For a study published in 2017, Island Story makes no mention of the final phase of the war, and the maiming and killing of thousands of children, women and men. The Tigers had corralled civilians, desperately hoping their presence would deter the army. Having set out as liberators, they ended as those willing to sacrifice their own on a calculation that was at once selfish and cruel. (No doubt, some will be incensed at me for this statement but those who lack the honesty and courage to acknowledge mistakes, crimes and “sins” have no moral right to criticise and condemn others.) The Tigers’ major miscalculation on the one hand, and the army’s “Go to hell” policy on the other led to a carnage massive in scale and pitiful in nature, succinctly conveyed in this New York Times cartoon reproduced below. Words from the poem, ‘Elegy written in a country churchyard’ come to mind: to wade through slaughter [to victory] and “shut the gates of mercy on mankind”.

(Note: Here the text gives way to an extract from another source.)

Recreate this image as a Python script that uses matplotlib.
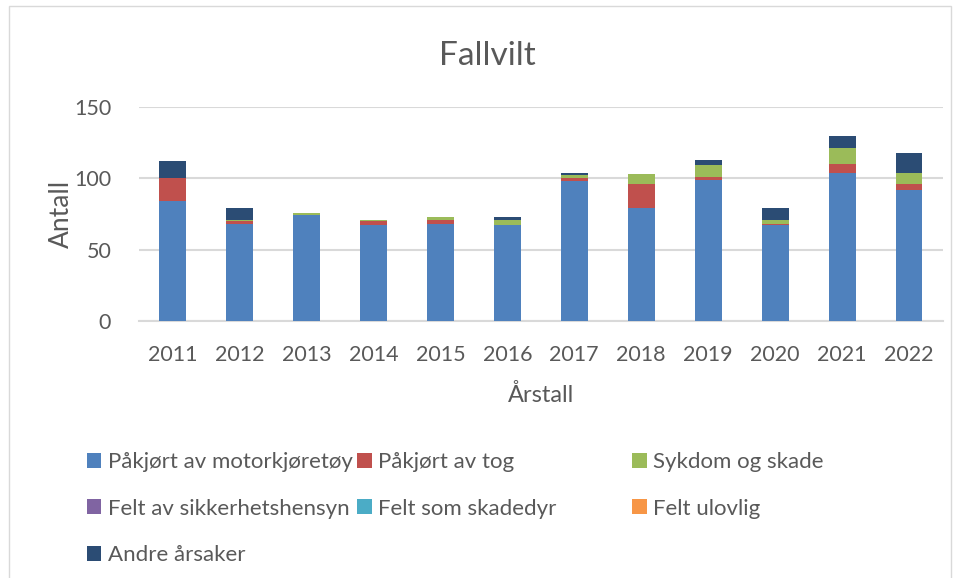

And what of post-war Sri Lanka? As I have written elsewhere, peace is of two kinds. ‘Negative peace’ is absence, the absence of overt conflict; positive peace is presence, the presence of harmony which, in turn, is the product of justice. (And it is the notion of “fairness” that leads to principles of justice: see John Rawls, A Theory of Justice.) To what extent, if any, positive peace prevails in Sri Lanka is for those with far better knowledge to judge and comment on.
Professor K. M. de Silva has compressed wide scholarship, conducted over many years, into a compact work, a book he surely will not wish to see “swallowed” uncritically but, on the contrary, to be engaged with. His is a story of the Island. As evidence increases and perspectives alter, there will be other voices, other histories: no doubt, the author will welcome them.